George Washington (as an officer in the Virginia militia, member of the Virginia assembly, and aide de camp to British General Braddock) would have sworn an oath, as would Benjamin Franklin (colonial representative for Pennsylvania/Georgia/New Jersey and several other colonies at the Court of St. James) and many other revolutionaries. Should they be dismissed as traitors for causing the deaths of many English and Canadian and even homegrown loyalists who were against secession?
For the first year of the war Lee never took the field against the north. He declined general’s commission, and wore a colonel’s insignia (his U.S. military rank) even when the general’s rank was forced on him. He took only non-combat assignments in North and South Carolina for 11 months overseeing infrastructure assignments and serving in advisory capacities in Richmond, hopeful that one way or the other the war would end in that time- that’s how torn he was. Finally by March 1862 (by which time he had freed all but a few of his father-in-law’s 150+ slaves- the last had to wait until that winter due to the liens on them) when it was clear that not only was the war not near an end but Virginia was having the shite kicked out of it, he could no longer not defend her. I’m not saying I agree with his decision, but it’s certainly understandable. (Do you greatly care who’s got the ethical upper hand when they’re destroying your fields and those of your family and neighbors?)
Lee was not in the league of the egomaniacal arrogant snob Davis. That said, Davis himself was far from one-dimensional; he was an ardent white supremacist even by 1860 standards, a man who ordered the murder of any black soldier in Federal uniform (an order many of his generals flatly refused to carry out), and yet Davis himself broke the law of Mississippi before the war to teach many of his slaves to read and later sold his plantation to a former slave on credit; the man was so beloved in the Davis family that when their oldest son son, Jeff Jr., died [he was about 20] he called for two people on his deathbed, the first being his mother and the second being that former slave cum plantation owner.
Joseph E. Johnston, the commander of the Army of Tennessee and one of the most powerful men in the Confederacy, was never once in his life a slaveowner. His head of cavalry, General Joseph Wheeler, grew up in Connecticut and Brooklyn and also never owned a slave. Their adversary in Tennessee and Atlanta was the Union General George Henry Thomas, a slaveowner, as was Major Robert Anderson who surrendered Fort Sumter in the first battle of the war and was brought back for its recapture as a Union high officer (and of course U.S. Grant was a slaveowner). Nathan B. Forrest- the only self-made millionaire among Confederate generals, earned fortunes from slavetrading and his actions at Fort Pillow are still heatedly debated and after the war he was head of the KKK, yet he also renounced the KKK in strongest terms soon after and worked himself half to death assisting the Freedmen’s Bureaus and other organizations seeking to educate and financially prepare blacks for freedom in Tennessee and Alabama after the war.

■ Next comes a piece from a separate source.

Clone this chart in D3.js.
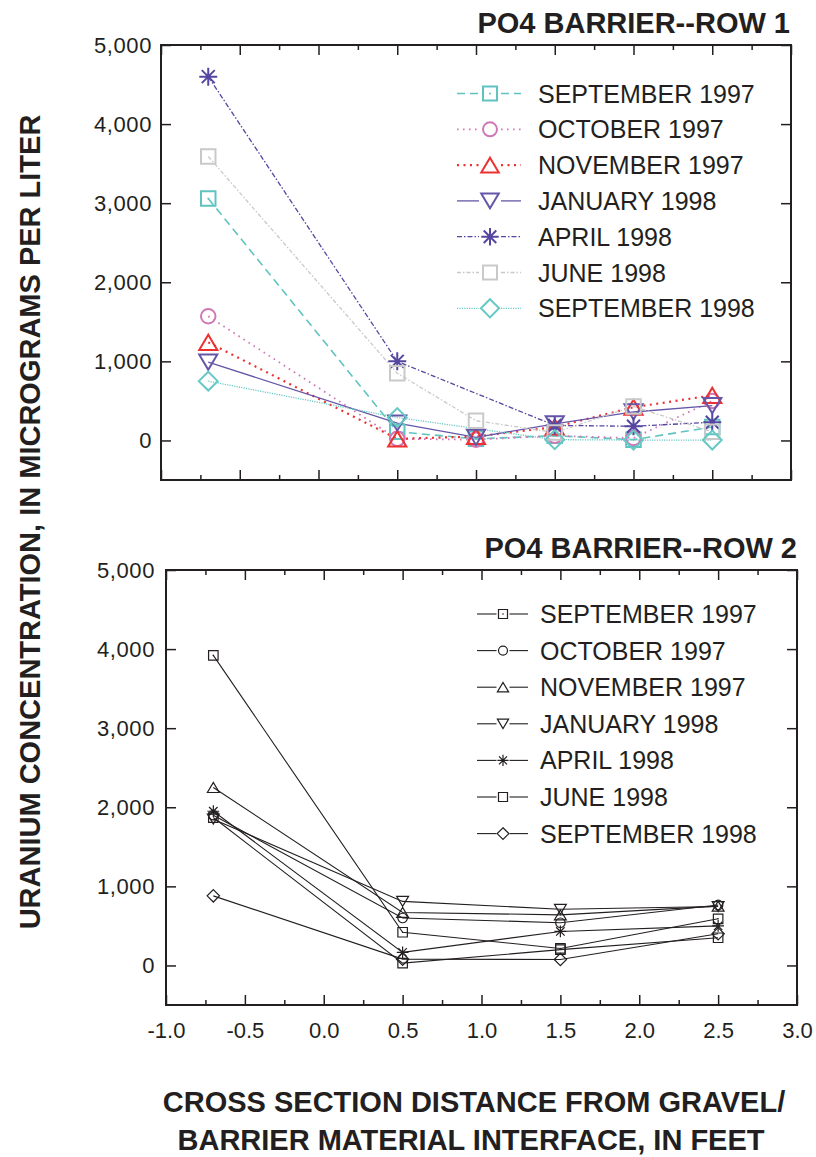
<!DOCTYPE html>
<html><head><meta charset="utf-8">
<script src="https://cdn.jsdelivr.net/npm/d3@7"></script>
<style>
body{margin:0;background:#fff}
svg{display:block}
text{font-family:"Liberation Sans",Arial,Helvetica,sans-serif;fill:#231f20}
</style>
</head><body>
<svg id="chart" width="816" height="1157"></svg>
<script>
// ---------- DATA ----------
const seriesNames = ["SEPTEMBER 1997","OCTOBER 1997","NOVEMBER 1997","JANUARY 1998","APRIL 1998","JUNE 1998","SEPTEMBER 1998"];

const row1Distance = [-0.7, 0.5, 1.0, 1.5, 2.0, 2.5];
const row1Sep1997 = [3060, 110, 20, 60, 10, 170];
const row1Oct1997 = [1570, 20, 10, 60, 30, 500];
const row1Nov1997 = [1240, 20, 50, 170, 420, 570];
const row1Jan1998 = [990, 220, 40, 210, 360, 440];
const row1Apr1998 = [4600, 1000, null, 190, 180, 230];
const row1Jun1998 = [3590, 850, 250, 100, 430, 110];
const row1Sep1998 = [750, 290, null, 10, 5, 5];

const row2Distance = [-0.7, 0.5, 1.5, 2.5];
const row2Sep1997 = [3920, 420, 215, 590];
const row2Oct1997 = [1900, 600, 540, 765];
const row2Nov1997 = [2250, 670, 640, 750];
const row2Jan1998 = [1850, 810, 710, 745];
const row2Apr1998 = [1950, 165, 430, 500];
const row2Jun1998 = [1870, 30, 200, 350];
const row2Sep1998 = [880, 80, 75, 400];

const xTickValues = [-1.0, -0.5, 0.0, 0.5, 1.0, 1.5, 2.0, 2.5, 3.0];
const xTickLabels = ["-1.0","-0.5","0.0","0.5","1.0","1.5","2.0","2.5","3.0"];
const xMinorTickValues = [-0.75, -0.25, 0.25, 0.75, 1.25, 1.75, 2.25, 2.75];
const yTickValues = [0, 1000, 2000, 3000, 4000, 5000];
const yTickLabels = ["0","1,000","2,000","3,000","4,000","5,000"];

// ---------- STYLES ----------
const row1Styles = [
  {color:"#5fc4bf", dash:"8,5", width:1.6, shape:"squareDot"},
  {color:"#cf78b6", dash:"1.6,4.4", width:1.8, shape:"circle"},
  {color:"#ee3030", dash:"2,4.5", width:2.2, shape:"triUp"},
  {color:"#6656a8", dash:null, width:1.3, shape:"triDown"},
  {color:"#5646a0", dash:"5,2,1.5,2", width:1.3, shape:"asterisk"},
  {color:"#c9c9c9", dash:"4,2,1.5,2", width:1.3, shape:"square"},
  {color:"#66c9c5", dash:"1.2,1.2", width:1.3, shape:"diamond"}
];
const row2Shapes = ["squareDot","circle","triUp","triDown","asterisk","square","diamond"];

const svg = d3.select("#chart");
const FONT = '"Liberation Sans",Arial,Helvetica,sans-serif';

function markerPath(shape, s) {
  const p = d3.path();
  if (shape === "square" || shape === "squareDot") {
    p.rect(-s/2, -s/2, s, s);
  } else if (shape === "circle") {
    p.moveTo(s/2, 0); p.arc(0, 0, s/2, 0, 2*Math.PI);
  } else if (shape === "triUp") {
    const w = s*1.25, h = s*1.05;
    p.moveTo(-w/2, h/2); p.lineTo(w/2, h/2); p.lineTo(0, -h/2); p.closePath();
  } else if (shape === "triDown") {
    const w = s*1.25, h = s*1.05;
    p.moveTo(-w/2, -h/2); p.lineTo(w/2, -h/2); p.lineTo(0, h/2); p.closePath();
  } else if (shape === "diamond") {
    const r = s*0.65;
    p.moveTo(0, -r); p.lineTo(r, 0); p.lineTo(0, r); p.lineTo(-r, 0); p.closePath();
  } else if (shape === "asterisk") {
    const r = s*0.62, d = r*0.72;
    p.moveTo(0, -r); p.lineTo(0, r);
    p.moveTo(-r, 0); p.lineTo(r, 0);
    p.moveTo(-d, -d); p.lineTo(d, d);
    p.moveTo(-d, d); p.lineTo(d, -d);
  }
  return p.toString();
}

function drawMarker(g, shape, cx, cy, s, color, sw) {
  const m = g.append("g").attr("transform", `translate(${cx},${cy})`);
  m.append("path").attr("d", markerPath(shape, s))
    .attr("fill", "none").attr("stroke", color).attr("stroke-width", sw);
  if (shape === "squareDot") {
    m.append("circle").attr("r", Math.max(0.8, s*0.07)).attr("fill", color);
  }
}

function drawPanel(cfg) {
  const g = svg.append("g");
  const x = d3.scaleLinear().domain([-1, 3]).range([cfg.left, cfg.right]);
  const y = d3.scaleLinear().domain([-500, 5000]).range([cfg.bottom, cfg.top]);

  // ticks
  function tickAxis(axis, tx, ty) {
    const a = g.append("g").attr("transform", `translate(${tx},${ty})`).call(axis);
    a.select(".domain").remove();
    a.selectAll(".tick line").attr("stroke", "#231f20").attr("stroke-width", 1.5);
    return a;
  }
  tickAxis(d3.axisBottom(x).tickValues(xMinorTickValues).tickSize(-5).tickFormat(""), 0, cfg.bottom);
  tickAxis(d3.axisTop(x).tickValues(xMinorTickValues).tickSize(-5).tickFormat(""), 0, cfg.top);
  tickAxis(d3.axisTop(x).tickValues(xTickValues).tickSize(-10).tickFormat(""), 0, cfg.top);
  const xb = tickAxis(d3.axisBottom(x).tickValues(xTickValues).tickSize(-10).tickPadding(17)
      .tickFormat((d, i) => cfg.showXLabels ? xTickLabels[i] : ""), 0, cfg.bottom);
  xb.selectAll("text").attr("font-family", FONT).attr("font-size", 22).attr("fill", "#231f20");
  const yl = tickAxis(d3.axisLeft(y).tickValues(yTickValues).tickSize(-10).tickPadding(cfg.yPad)
      .tickFormat((d, i) => yTickLabels[i]), cfg.left, 0);
  yl.selectAll("text").attr("font-family", FONT).attr("font-size", 22)
    .attr("letter-spacing", 0.6).attr("fill", "#231f20");
  tickAxis(d3.axisRight(y).tickValues(yTickValues).tickSize(-10).tickFormat(""), cfg.right, 0);

  // frame
  g.append("rect").attr("x", cfg.left).attr("y", cfg.top)
    .attr("width", cfg.right - cfg.left).attr("height", cfg.bottom - cfg.top)
    .attr("fill", "none").attr("stroke", "#231f20").attr("stroke-width", 2);

  // series lines
  const line = d3.line().x(d => x(d[0])).y(d => y(d[1]));
  cfg.series.forEach((vals, i) => {
    const st = cfg.styles[i];
    const pts = cfg.distance.map((d, j) => [d, vals[j]]).filter(p => p[1] !== null);
    g.append("path").attr("d", line(pts)).attr("fill", "none")
      .attr("stroke", st.color).attr("stroke-width", st.width)
      .attr("stroke-dasharray", st.dash);
  });
  // markers
  cfg.series.forEach((vals, i) => {
    const st = cfg.styles[i];
    cfg.distance.forEach((d, j) => {
      if (vals[j] === null) return;
      drawMarker(g, st.shape, x(d), y(vals[j]), cfg.markerSize, st.color, cfg.markerStroke);
    });
  });

  // legend
  const L = cfg.legend;
  seriesNames.forEach((name, i) => {
    const st = cfg.styles[i];
    const cy = L.y0 + i * L.dy;
    [[L.x1, L.xm - L.gap], [L.xm + L.gap, L.x2]].forEach(seg => {
      g.append("line").attr("x1", seg[0]).attr("x2", seg[1]).attr("y1", cy).attr("y2", cy)
        .attr("stroke", st.color).attr("stroke-width", st.width)
        .attr("stroke-dasharray", st.dash);
    });
    drawMarker(g, st.shape, L.xm, cy, L.markerSize, st.color, cfg.markerStroke);
    g.append("text").attr("x", L.tx).attr("y", cy + 9).attr("font-size", 25)
      .text(name);
  });

  // title
  g.append("text").attr("x", cfg.titleX).attr("y", cfg.titleY).attr("text-anchor", "end")
    .attr("font-size", 29).attr("font-weight", "bold").text(cfg.title);
}

drawPanel({
  left: 161, right: 791, top: 45, bottom: 480, yPad: 9, showXLabels: false,
  distance: row1Distance,
  series: [row1Sep1997, row1Oct1997, row1Nov1997, row1Jan1998, row1Apr1998, row1Jun1998, row1Sep1998],
  styles: row1Styles, markerSize: 14.5, markerStroke: 2,
  legend: {x1: 457, x2: 521, xm: 490, gap: 11, y0: 93.5, dy: 35.8, tx: 538, markerSize: 14},
  title: "PO4 BARRIER--ROW 1", titleX: 790, titleY: 33
});

drawPanel({
  left: 166, right: 797, top: 570, bottom: 1005, yPad: 11, showXLabels: true,
  distance: row2Distance,
  series: [row2Sep1997, row2Oct1997, row2Nov1997, row2Jan1998, row2Apr1998, row2Jun1998, row2Sep1998],
  styles: row2Shapes.map(s => ({color: "#231f20", dash: null, width: 1.1, shape: s})),
  markerSize: 9.5, markerStroke: 1.2,
  legend: {x1: 477, x2: 528, xm: 503, gap: 6.5, y0: 614, dy: 36.6, tx: 540, markerSize: 9},
  title: "PO4 BARRIER--ROW 2", titleX: 797, titleY: 558
});

// axis titles
svg.append("text").attr("transform", "translate(40,522) rotate(-90)")
  .attr("text-anchor", "middle").attr("font-size", 29).attr("font-weight", "bold")
  .text("URANIUM CONCENTRATION, IN MICROGRAMS PER LITER");
svg.append("text").attr("x", 474).attr("y", 1112).attr("text-anchor", "middle")
  .attr("font-size", 29).attr("font-weight", "bold").text("CROSS SECTION DISTANCE FROM GRAVEL/");
svg.append("text").attr("x", 471).attr("y", 1150).attr("text-anchor", "middle")
  .attr("font-size", 29).attr("font-weight", "bold").text("BARRIER MATERIAL INTERFACE, IN FEET");
</script>
</body></html>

My reason for mentioning these things isn’t to say that slavery wasn’t the great reason why the south declared war- I believe it was- or to whitewash Davis- I can’t stand him- or Forrest- he was a [brilliant] bastard- but to show that the War and that the loyalties of the war and what the war was about to any given person on the individual level and even the mechanics of a large plantation built on slave labor and the racial views of these people- these were all just incredibly complex systems and incredibly complex people. There was nothing then and is nothing now remotely simple about war or the South or race relations anywhere. When people try to paint all southerners, even all Confederates, with “racist dumbass” brushes it is a major insult and it actually does much to explain much of why Southerners still resent being told to put the rebel flag away.
And again, it’s a goddamned paid off-day. Sheez.